The questions we hear most about this term.

How do the seven basic quality tools work together?
The tools form a natural sequence. A check sheet collects the raw data at the workstation. A histogram or Pareto chart organizes the data to show the shape or the priority. A scatter diagram tests whether two variables move together. A control chart monitors a variable over time. A fishbone diagram (cause-and-effect) maps possible causes once a target is picked. Stratification or a flow chart helps frame the process. Most quality investigations move through some subset of the seven in a recognizable order, with each tool feeding the next.
How are the seven basic quality tools different from a Pareto chart?

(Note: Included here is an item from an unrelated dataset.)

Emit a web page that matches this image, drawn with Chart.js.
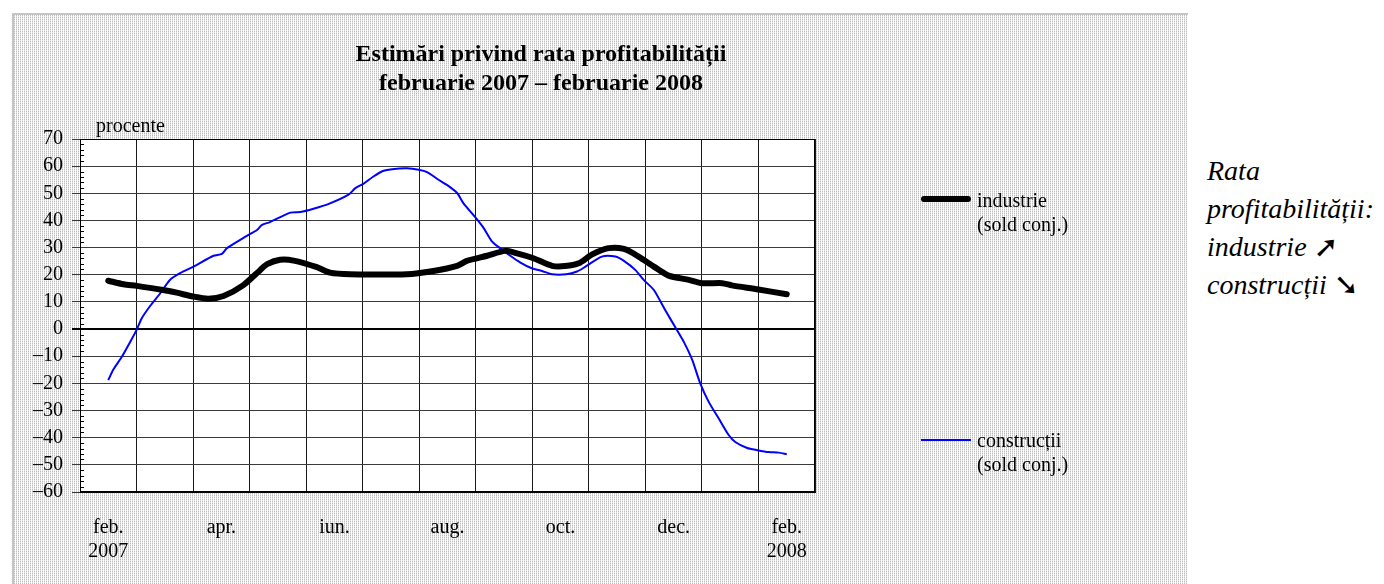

A Pareto chart is one of the seven, not separate from them. The seven include the Pareto chart, the cause-and-effect diagram, the check sheet, the control chart, the histogram, the scatter diagram, and stratification or flow chart. Asking how they differ is like asking how a sandwich is different from a kitchen. A Pareto chart is a tool you reach for at a specific moment in an investigation, ranking causes by frequency or impact. The seven is the toolkit you keep on the shelf.
Is the seven basic quality tools the same as DMAIC?
No. DMAIC is a structured problem-solving framework from Six Sigma with five phases: Define, Measure, Analyze, Improve, Control. The seven basic quality tools are individual tools that may be used inside any of those phases. A DMAIC project will typically use several of the seven, a check sheet to collect data in Measure, a histogram and a Pareto chart in Analyze, a control chart in Control. The toolkit and the framework live at different levels: framework directs the work, tools do the work.
What are common mistakes when using the seven basic quality tools?
The biggest is using them as a checklist instead of as a toolkit. Teams that try to use all seven on every problem produce theater. The second is using the tools without the data discipline behind them. A Pareto chart with sloppy categories is misleading. The third is treating the seven as the limit of quality analysis, they are a strong foundation but not the whole field. The fourth is skipping the tool that fits because the team only knows three of the seven well.
What do the seven basic quality tools look like on the shop floor of a small manufacturer?
Picture a 25-person CNC shop investigating a creeping scrap rate. The inspector starts a check sheet at the inspection bench for two weeks. The data feeds a Pareto chart showing two defect types account for 70 percent of scrap. A fishbone session with the operators maps possible causes for the top defect. A scatter diagram tests one suspected correlation between tool age and dimension drift. A control chart goes up at the machine to monitor the variable after the countermeasure. Five of the seven, in a recognizable order, on one investigation.